When he replaced my furniture I’d sold to cover the bills when he up and quit yet another job, he replaced it with large, heavy, dark pieces that overwhelmed our tiny cabin.  It felt cluttered and chaotic, dark and oppressive.

I admit that I like things organized.  I like open spaces.  I like the warmth and brightness of the sun.  I crave peace and tranquility.

I can’t relax in the chaos of a mess.  I can’t still my rapid heart rate and quiet my racing mind in the midst of filth.  When there is no order to my surroundings, my spirit cannot find order within itself.   I need those physical boundaries to help me feel secure in my personal boundaries.

My mother and husband created chaos, disorder, and they blurred the lines of personhood and individuality so that I became indistinguishable from them.  I was part of them.  I was their feet, their ass, but I was not a unique individual deserving of my own feelings and thoughts.  I, ANFL, was lost in their swirl of chaos.
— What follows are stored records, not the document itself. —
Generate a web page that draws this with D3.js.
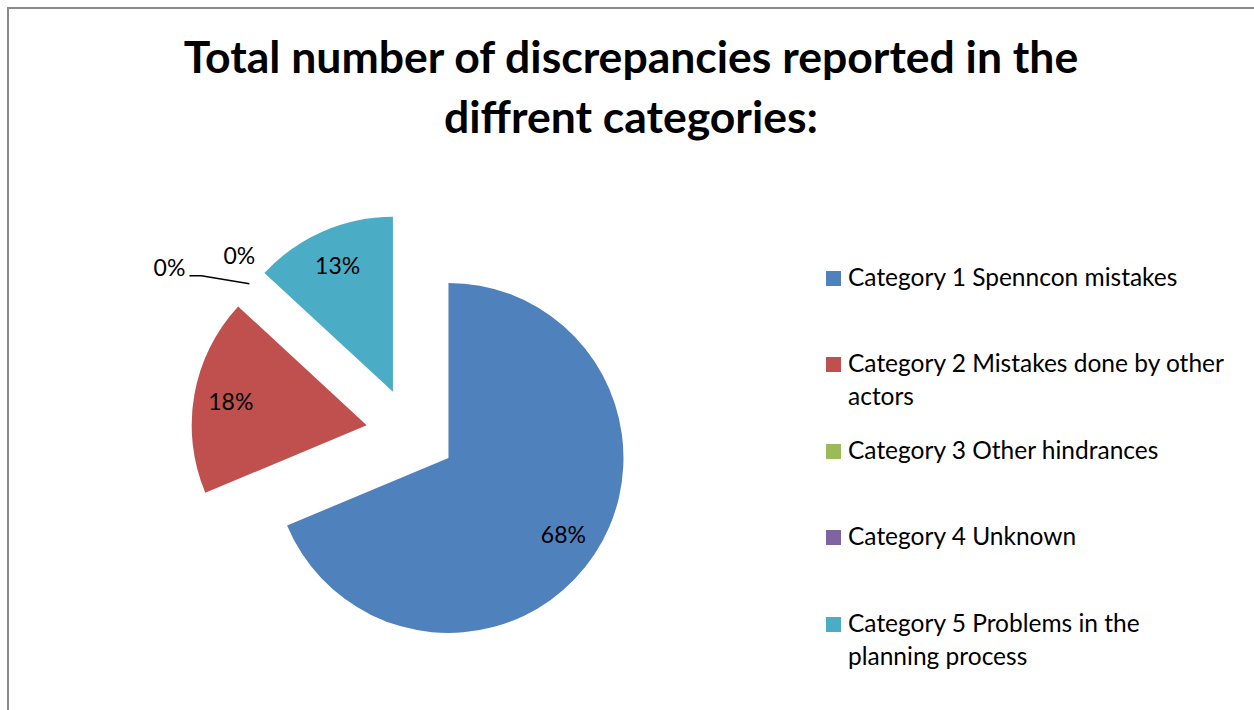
<!DOCTYPE html>
<html>
<head>
<meta charset="utf-8">
<script src="https://cdn.jsdelivr.net/npm/d3@7/dist/d3.min.js"></script>
<style>
  body { margin: 0; background: #fff; }
  svg { display: block; }
</style>
</head>
<body>
<svg id="chart" width="1254" height="710"></svg>
<script>
// Share of discrepancies per category, in percent
const categories = [
  "Category 1 Spenncon mistakes",
  "Category 2 Mistakes done by other actors",
  "Category 3 Other hindrances",
  "Category 4 Unknown",
  "Category 5 Problems in the planning process"
];
const shares = [68, 18, 0, 0, 13];
const colors = ["#4F81BD", "#C0504D", "#9BBB59", "#8064A2", "#4BACC6"];
const titleLines = ["Total number of discrepancies reported in the", "diffrent categories:"];
// Legend entries as wrapped lines
const legendLines = [
  ["Category 1 Spenncon mistakes"],
  ["Category 2 Mistakes done by other", "actors"],
  ["Category 3 Other hindrances"],
  ["Category 4 Unknown"],
  ["Category 5 Problems in the", "planning process"]
];

const svg = d3.select("#chart");
const FONT = "Lato, 'Open Sans', sans-serif";

// Frame of the chart area
svg.append("path")
  .attr("d", "M8,712 L8,8 L1256,8")
  .attr("fill", "none")
  .attr("stroke", "#8a8a8a")
  .attr("stroke-width", 2);

// Title
const title = svg.append("g").attr("font-family", FONT).attr("font-weight", "bold")
  .attr("font-size", 44.5).attr("text-anchor", "middle").attr("fill", "#000");
title.selectAll("text").data(titleLines).join("text")
  .attr("x", 631)
  .attr("y", (d, i) => 73 + i * 60)
  .text(d => d);

// Exploded pie
const cx = 411, cy = 433, R = 175, explode = 45, labelR = 138;
const pie = d3.pie().sort(null).value(d => d);
const arcs = pie(shares);
const arc = d3.arc().innerRadius(0).outerRadius(R);
const mid = a => (a.startAngle + a.endAngle) / 2;
const dir = a => [Math.sin(mid(a)), -Math.cos(mid(a))];

const pieG = svg.append("g").attr("transform", `translate(${cx},${cy})`);
const slices = pieG.selectAll("g.slice").data(arcs).join("g")
  .attr("class", "slice")
  .attr("transform", a => { const [ux, uy] = dir(a); return `translate(${ux * explode},${uy * explode})`; });

slices.filter(a => a.value > 0).append("path")
  .attr("d", arc)
  .attr("fill", a => colors[a.index]);

// Percentage labels inside the non-empty slices
const LABEL_SIZE = 23;
slices.filter(a => a.value > 0).append("text")
  .attr("font-family", FONT).attr("font-size", LABEL_SIZE)
  .attr("text-anchor", "middle").attr("dominant-baseline", "central")
  .attr("x", a => dir(a)[0] * labelR)
  .attr("y", a => dir(a)[1] * labelR)
  .text(a => a.value + "%");

// Labels for the empty slices, placed just outside the rim
const empty = arcs.filter(a => a.value === 0);
empty.forEach((a, k) => {
  const [ux, uy] = dir(a);
  const ex = ux * (R + explode), ey = uy * (R + explode);
  if (k === 0) {
    pieG.append("text")
      .attr("font-family", FONT).attr("font-size", LABEL_SIZE)
      .attr("text-anchor", "middle").attr("dominant-baseline", "central")
      .attr("x", ex - 10).attr("y", ey - 29)
      .text(a.value + "%");
  } else {
    const bx = ex - 48, by = ey - 8;
    pieG.append("polyline")
      .attr("points", `${ex},${ey} ${bx},${by} ${bx - 12},${by}`)
      .attr("fill", "none").attr("stroke", "#000").attr("stroke-width", 1.5);
    pieG.append("text")
      .attr("font-family", FONT).attr("font-size", LABEL_SIZE)
      .attr("text-anchor", "end").attr("dominant-baseline", "central")
      .attr("x", bx - 16).attr("y", by - 9)
      .text(a.value + "%");
  }
});

// Legend
const legend = svg.append("g").attr("font-family", FONT).attr("font-size", 24.5).attr("fill", "#000");
const legendY = [286, 372, 459, 545, 632];
const items = legend.selectAll("g").data(legendLines).join("g")
  .attr("transform", (d, i) => `translate(826,${legendY[i]})`);
items.append("rect")
  .attr("x", 0).attr("y", -15).attr("width", 15).attr("height", 15)
  .attr("fill", (d, i) => colors[i]);
items.append("text")
  .selectAll("tspan").data(d => d).join("tspan")
  .attr("x", 22).attr("y", (d, j) => j * 33)
  .text(d => d);
</script>
</body>
</html>
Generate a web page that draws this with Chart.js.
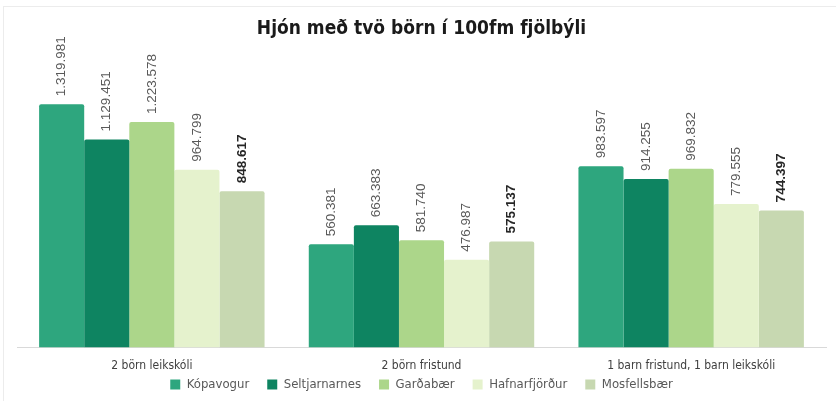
<!DOCTYPE html>
<html><head><meta charset="utf-8">
<script src="https://cdn.jsdelivr.net/npm/chart.js@4/dist/chart.umd.min.js"></script>
<style>
html,body{margin:0;padding:0;background:#fff;}
#frame{position:absolute;left:3px;top:6px;width:840px;height:400px;border-left:1px solid #ececec;border-top:1px solid #ececec;}
#wrap{position:absolute;left:0;top:0;width:836px;height:401px;}
</style></head>
<body>
<div id="frame"></div>
<div id="wrap"><canvas id="c" width="836" height="401"></canvas></div>
<script>
const categories = ["2 börn leikskóli", "2 börn fristund", "1 barn fristund, 1 barn leikskóli"];
const seriesNames = ["Kópavogur", "Seltjarnarnes", "Garðabær", "Hafnarfjörður", "Mosfellsbær"];
const kopavogur = [1319981, 560381, 983597];
const seltjarnarnes = [1129451, 663383, 914255];
const gardabaer = [1223578, 581740, 969832];
const hafnarfjordur = [964799, 476987, 779555];
const mosfellsbaer = [848617, 575137, 744397];
const colors = ["#2ea67e", "#0e8461", "#acd68a", "#e5f2cd", "#c7d8b1"];

const values = [kopavogur, seltjarnarnes, gardabaer, hafnarfjordur, mosfellsbaer];
function fmt(v){ return v.toString().replace(/\B(?=(\d{3})+(?!\d))/g, "."); }
const NARROW = "'DejaVu Sans Condensed', 'Liberation Sans', Arial, sans-serif";

const labelPlugin = {
  id: 'vlabels',
  afterLayout(chart){
    const lg = chart.legend;
    if (lg) { lg.top -= 24; lg.bottom -= 24; }
  },
  afterDatasetsDraw(chart){
    const ctx = chart.ctx;
    chart.data.datasets.forEach((ds, di) => {
      const meta = chart.getDatasetMeta(di);
      meta.data.forEach((bar, i) => {
        const bold = di === 4;
        ctx.save();
        ctx.translate(bar.x, bar.y - 8);
        ctx.rotate(-Math.PI/2);
        ctx.font = (bold ? "bold " : "") + "13.5px 'Liberation Sans', Arial, sans-serif";
        ctx.fillStyle = bold ? "#262626" : "#595959";
        ctx.textAlign = "left";
        ctx.textBaseline = "middle";
        ctx.fillText(fmt(ds.data[i]), 0, 0);
        ctx.restore();
      });
    });
  }
};

new Chart(document.getElementById('c'), {
  type: 'bar',
  data: {
    labels: categories,
    datasets: seriesNames.map((n, k) => ({
      label: n, data: values[k], backgroundColor: colors[k],
      borderRadius: {topLeft: 2, topRight: 2}, borderSkipped: 'bottom'
    }))
  },
  options: {
    responsive: false, animation: false,
    layout: { padding: { left: 17, right: 10, top: 0, bottom: -24 } },
    datasets: { bar: { categoryPercentage: 0.836, barPercentage: 1.0 } },
    plugins: {
      title: { display: true, text: "Hjón með tvö börn í 100fm fjölbýli",
        font: { family: NARROW, size: 19, weight: 'bold' },
        color: "#1a1a1a", padding: { top: 18, bottom: 22 } },
      legend: { position: 'bottom',
        labels: { boxWidth: 10, boxHeight: 10, padding: 18, color: "#595959",
          font: { family: NARROW, size: 13 } } },
      tooltip: { enabled: false }
    },
    scales: {
      x: { grid: { display: false, drawTicks: false }, border: { color: "#d9d9d9", width: 1 },
        ticks: { color: "#404040", padding: 11,
          font: { family: NARROW, size: 12 } } },
      y: { display: false, min: 0, max: 1545000 }
    }
  },
  plugins: [labelPlugin]
});
</script>
</body></html>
I am now spending inordinate amounts of time trying to adapt my surroundings to each other, to create one connected, peaceful whole.  I do this in order to foster a sense of tranquility in my home.  I pray so hard every day that my husband will stop pursuing me through the courts and stop asking for more than what he deserves, not because I hate him but because I desperately need quiet and to be free from his agitation.

I hate chaos.  And, for me, as I box and sort and label and stack and throw away, I move one step closer to the tranquility that has eluded me thus far.